The novel is told from Jack Luxton’s point-of-view.  Jack and his wife run a tourist campsite on the Isle of Wight, but the couple grew up on adjoining farms in a remote part of the English countryside, and their current lifestyle is nothing like the one they left behind.  The couple has much in common, things that should help keep them together but, as Wish You Were Here begins, Ellie is nowhere to be found and Jack stands gazing out his bedroom window, loaded shotgun on the bed behind him, expectantly awaiting her return.  What he plans to use the shotgun for is not at all clear at this point, and learning what placed him in that position will require a bit of patience, but it is well worth the reading effort involved.
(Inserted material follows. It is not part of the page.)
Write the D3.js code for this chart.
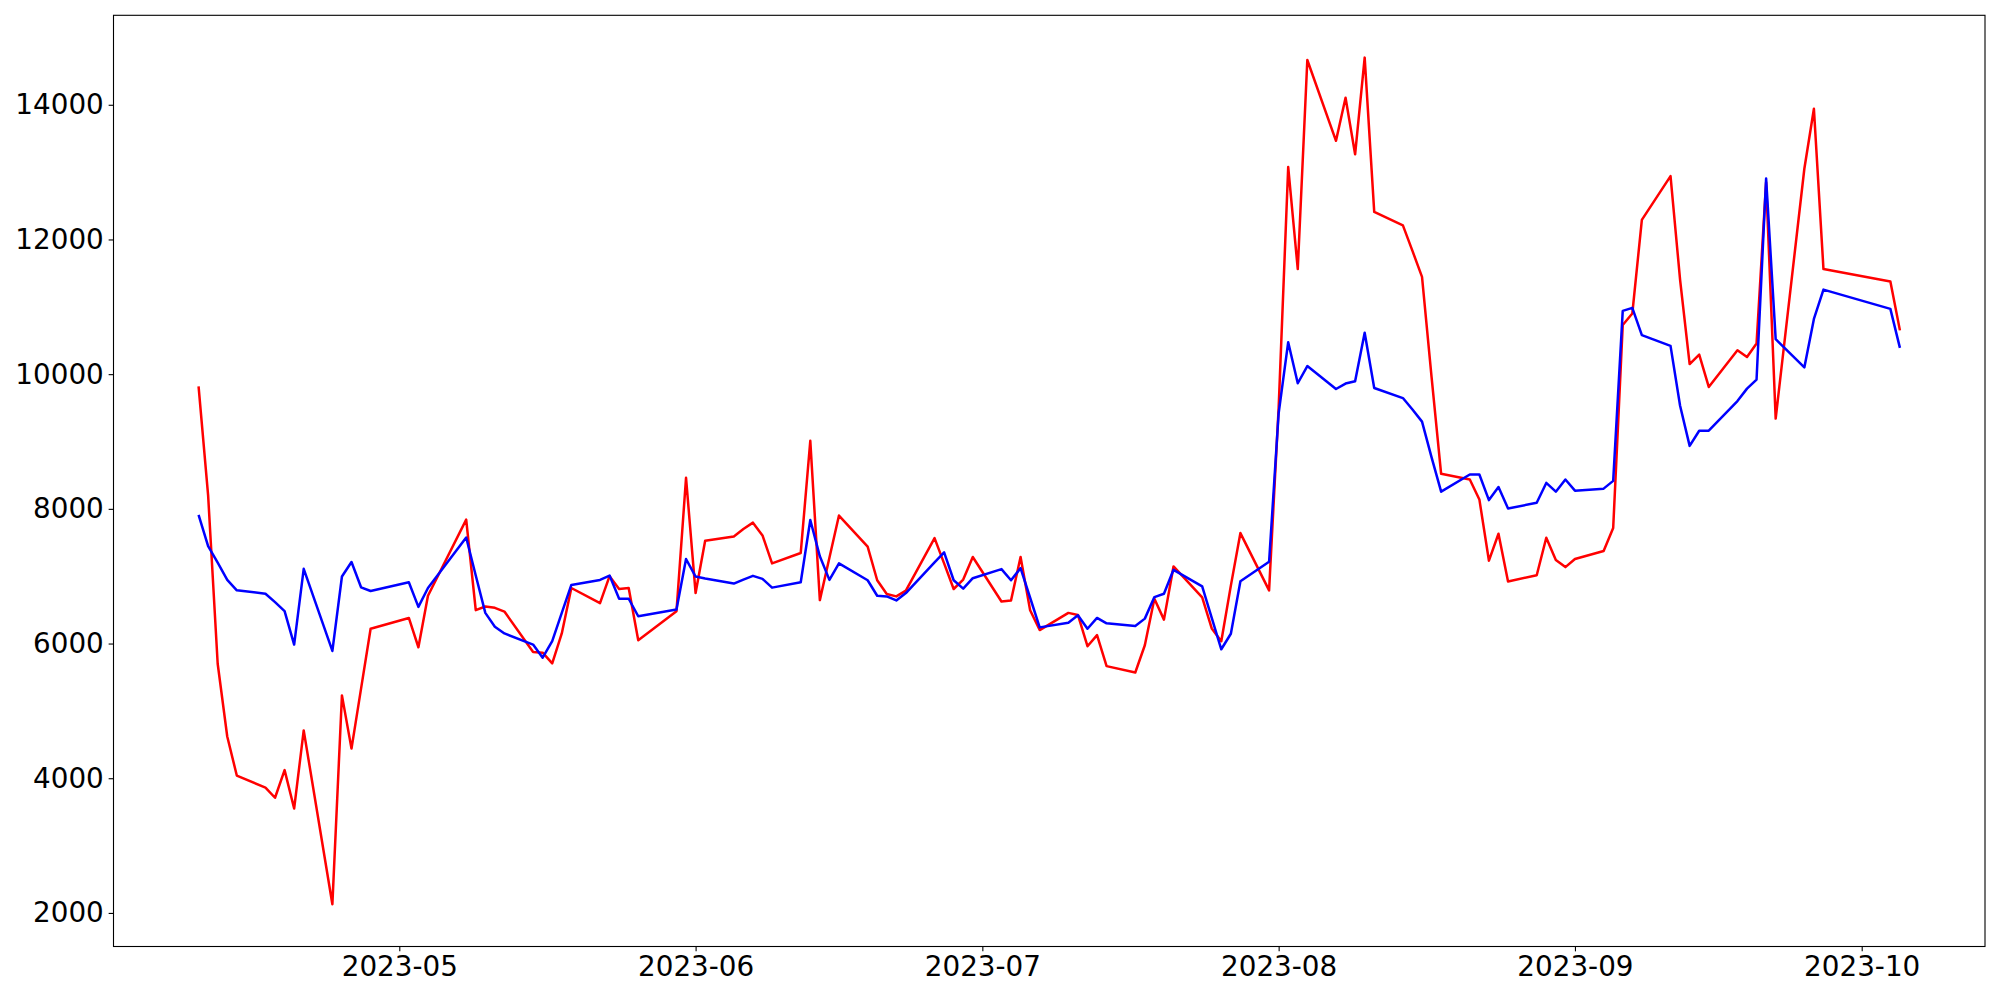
<!DOCTYPE html>
<html>
<head>
<meta charset="utf-8">
<script src="https://cdn.jsdelivr.net/npm/d3@7"></script>
<style>
    body { margin: 0; background: #fff; }
    svg { display: block; }
</style>
</head>
<body>
<div id="chart"></div>
<script>
// trading days
const dates = [
    '2023-04-10', '2023-04-11', '2023-04-12', '2023-04-13', '2023-04-14',
    '2023-04-17', '2023-04-18', '2023-04-19', '2023-04-20', '2023-04-21',
    '2023-04-24', '2023-04-25', '2023-04-26', '2023-04-27', '2023-04-28',
    '2023-05-02', '2023-05-03', '2023-05-04', '2023-05-08', '2023-05-09',
    '2023-05-10', '2023-05-11', '2023-05-12', '2023-05-15', '2023-05-16',
    '2023-05-17', '2023-05-18', '2023-05-19', '2023-05-22', '2023-05-23',
    '2023-05-24', '2023-05-25', '2023-05-26', '2023-05-30', '2023-05-31',
    '2023-06-01', '2023-06-02', '2023-06-05', '2023-06-06', '2023-06-07',
    '2023-06-08', '2023-06-09', '2023-06-12', '2023-06-13', '2023-06-14',
    '2023-06-15', '2023-06-16', '2023-06-19', '2023-06-20', '2023-06-21',
    '2023-06-22', '2023-06-23', '2023-06-26', '2023-06-27', '2023-06-28',
    '2023-06-29', '2023-06-30', '2023-07-03', '2023-07-04', '2023-07-05',
    '2023-07-06', '2023-07-07', '2023-07-10', '2023-07-11', '2023-07-12',
    '2023-07-13', '2023-07-14', '2023-07-17', '2023-07-18', '2023-07-19',
    '2023-07-20', '2023-07-21', '2023-07-24', '2023-07-25', '2023-07-26',
    '2023-07-27', '2023-07-28', '2023-07-31', '2023-08-01', '2023-08-02',
    '2023-08-03', '2023-08-04', '2023-08-07', '2023-08-08', '2023-08-09',
    '2023-08-10', '2023-08-11', '2023-08-14', '2023-08-15', '2023-08-16',
    '2023-08-17', '2023-08-18', '2023-08-21', '2023-08-22', '2023-08-23',
    '2023-08-24', '2023-08-25', '2023-08-28', '2023-08-29', '2023-08-30',
    '2023-08-31', '2023-09-01', '2023-09-04', '2023-09-05', '2023-09-06',
    '2023-09-07', '2023-09-08', '2023-09-11', '2023-09-12', '2023-09-13',
    '2023-09-14', '2023-09-15', '2023-09-18', '2023-09-19', '2023-09-20',
    '2023-09-21', '2023-09-22', '2023-09-25', '2023-09-26', '2023-09-27',
    '2023-10-04', '2023-10-05'
];

const redValues = [
    9820, 8200, 5700, 4620, 4040,
    3860, 3710, 4120, 3550, 4710,
    2130, 5230, 4440, 5330, 6220,
    6380, 5945, 6710, 7840, 6495,
    6550, 6530, 6475, 5875, 5865,
    5705, 6150, 6825, 6600, 7000,
    6810, 6825, 6050, 6480, 8460,
    6750, 7525, 7590, 7700, 7795,
    7605, 7190, 7345, 9010, 6645,
    7275, 7900, 7440, 6940, 6735,
    6700, 6785, 7565, 7190, 6810,
    6950, 7285, 6625, 6640, 7285,
    6495, 6200, 6455, 6425, 5960,
    6125, 5665, 5570, 5975, 6665,
    6355, 7145, 6685, 6225, 6035,
    6860, 7640, 6790, 9500, 13075,
    11560, 14665, 13465, 14105, 13265,
    14700, 12410, 12210, 11830, 11445,
    9955, 8520, 8435, 8140, 7230,
    7630, 6920, 7015, 7570, 7240,
    7135, 7255, 7375, 7715, 10730,
    10900, 12290, 12940, 11400, 10150,
    10290, 9810, 10355, 10255, 10455,
    12850, 9340, 13050, 13940, 11560,
    11375, 10650
];

const blueValues = [
    7910, 7445, 7200, 6945, 6790,
    6740, 6615, 6480, 5985, 7110,
    5890, 6995, 7210, 6835, 6780,
    6910, 6545, 6825, 7575, 7010,
    6455, 6250, 6150, 5985, 5790,
    6035, 6455, 6870, 6945, 7010,
    6665, 6665, 6405, 6505, 7255,
    6995, 6965, 6890, 6950, 7005,
    6960, 6830, 6910, 7835, 7295,
    6945, 7190, 6940, 6710, 6700,
    6640, 6750, 7205, 7355, 6940,
    6815, 6970, 7105, 6940, 7120,
    6680, 6240, 6310, 6420, 6220,
    6380, 6300, 6260, 6370, 6690,
    6740, 7095, 6850, 6380, 5915,
    6145, 6925, 7215, 9420, 10475,
    9865, 10120, 9780, 9860, 9895,
    10615, 9795, 9645, 9475, 9295,
    8765, 8255, 8510, 8510, 8130,
    8325, 8005, 8090, 8385, 8255,
    8435, 8270, 8300, 8415, 10940,
    10985, 10580, 10420, 9530, 8935,
    9160, 9160, 9600, 9785, 9920,
    12905, 10520, 10100, 10820, 11255,
    10970, 10390
];

const yTicks = [2000, 4000, 6000, 8000, 10000, 12000, 14000];
const xTicks = ['2023-05-01', '2023-06-01', '2023-07-01', '2023-08-01', '2023-09-01', '2023-10-01'];

const parseDate = d3.timeParse('%Y-%m-%d');

const createLineChart = () => {
    const width = 2000;
    const height = 1000;
    const margin = {top: 15.3, right: 15, bottom: 53.5, left: 113.5};
    const fontSize = 27.8;

    const series = [
        {color: '#ff0000', values: redValues},
        {color: '#0000ff', values: blueValues}
    ];
    const parsedDates = dates.map(parseDate);

    const svg = d3.select('#chart')
        .append('svg')
            .attr('viewBox', [0, 0, width, height])
            .attr('width', width)
            .attr('height', height);

    // matplotlib style 5% padding on both axes
    const xExtent = d3.extent(parsedDates);
    const xPad = (xExtent[1] - xExtent[0]) * 0.05;
    const xScale = d3.scaleTime()
        .domain([new Date(+xExtent[0] - xPad), new Date(+xExtent[1] + xPad)])
        .range([margin.left, width - margin.right]);

    const allValues = redValues.concat(blueValues);
    const yMin = d3.min(allValues);
    const yMax = d3.max(allValues);
    const yPad = (yMax - yMin) * 0.05;
    const yScale = d3.scaleLinear()
        .domain([yMin - yPad, yMax + yPad])
        .range([height - margin.bottom, margin.top]);

    // lines
    const line = d3.line()
        .x((d, i) => xScale(parsedDates[i]))
        .y(d => yScale(d));

    svg.append('g')
        .attr('class', 'lines-group')
        .selectAll('path')
        .data(series)
        .join('path')
            .attr('d', d => line(d.values))
            .attr('fill', 'none')
            .attr('stroke', d => d.color)
            .attr('stroke-width', 2.5)
            .attr('stroke-linejoin', 'round');

    // x axis
    const xAxis = svg.append('g')
        .attr('transform', `translate(0, ${height - margin.bottom})`)
        .call(d3.axisBottom(xScale)
            .tickValues(xTicks.map(parseDate))
            .tickFormat(d3.timeFormat('%Y-%m'))
            .tickSize(4.86)
            .tickPadding(4.86));

    // y axis
    const yAxis = svg.append('g')
        .attr('transform', `translate(${margin.left}, 0)`)
        .call(d3.axisLeft(yScale)
            .tickValues(yTicks)
            .tickFormat(d3.format('d'))
            .tickSize(4.86)
            .tickPadding(4.86));

    [xAxis, yAxis].forEach(axis => {
        axis.select('.domain').remove();
        axis.selectAll('line')
            .attr('stroke', '#000')
            .attr('stroke-width', 1.1);
        axis.selectAll('text')
            .attr('fill', '#000')
            .style('font-family', '"DejaVu Sans", sans-serif')
            .style('font-size', `${fontSize}px`);
    });

    // frame around the plot area
    svg.append('rect')
        .attr('x', margin.left)
        .attr('y', margin.top)
        .attr('width', width - margin.left - margin.right)
        .attr('height', height - margin.top - margin.bottom)
        .attr('fill', 'none')
        .attr('stroke', '#000')
        .attr('stroke-width', 1.1);
};

createLineChart();
</script>
</body>
</html>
Jack Luxton, it seems, has witnessed the absolute dismantling of his world and, he is not at all certain that the life with which he replaced his old one makes for all that good a swap.  Growing up on a small dairy farm is not an easy life for a boy, but Jack, his brother, and his parents managed to cope well enough for most of his boyhood.  Despite the demands of dairy farming (cows have to be milked every morning and they are not happy about waiting for it to happen), Jack can easily picture living on the farm for the rest of his life.  The property, after all, has been in his family for generations and, as the eldest son, he feels the obligation to keep it that way.  Regrettably, this is not to be.

Graham Swift
Jack, Ellie, and their families are relatively simple people; their whole lifestyle tends to make them more insular than those that grow up in more urban areas, but that does not mean they do not feel emotions strongly.  The problem is that they do not, at least in this story, seem to be able to express to each other what they are feeling, part of the reason that Jack ends up with a loaded shotgun on his bed. 

Much of the satisfaction of reading a Graham Swift novel comes from the way that Swift describes what seems like an unimportant fact or incident only to reveal later, little piece by little piece, what that fact really means and why it happened.  It is a little like looking at the picture on a jigsaw puzzle’s box and then putting all the pieces in place – only then, can the impact of the whole be picture felt.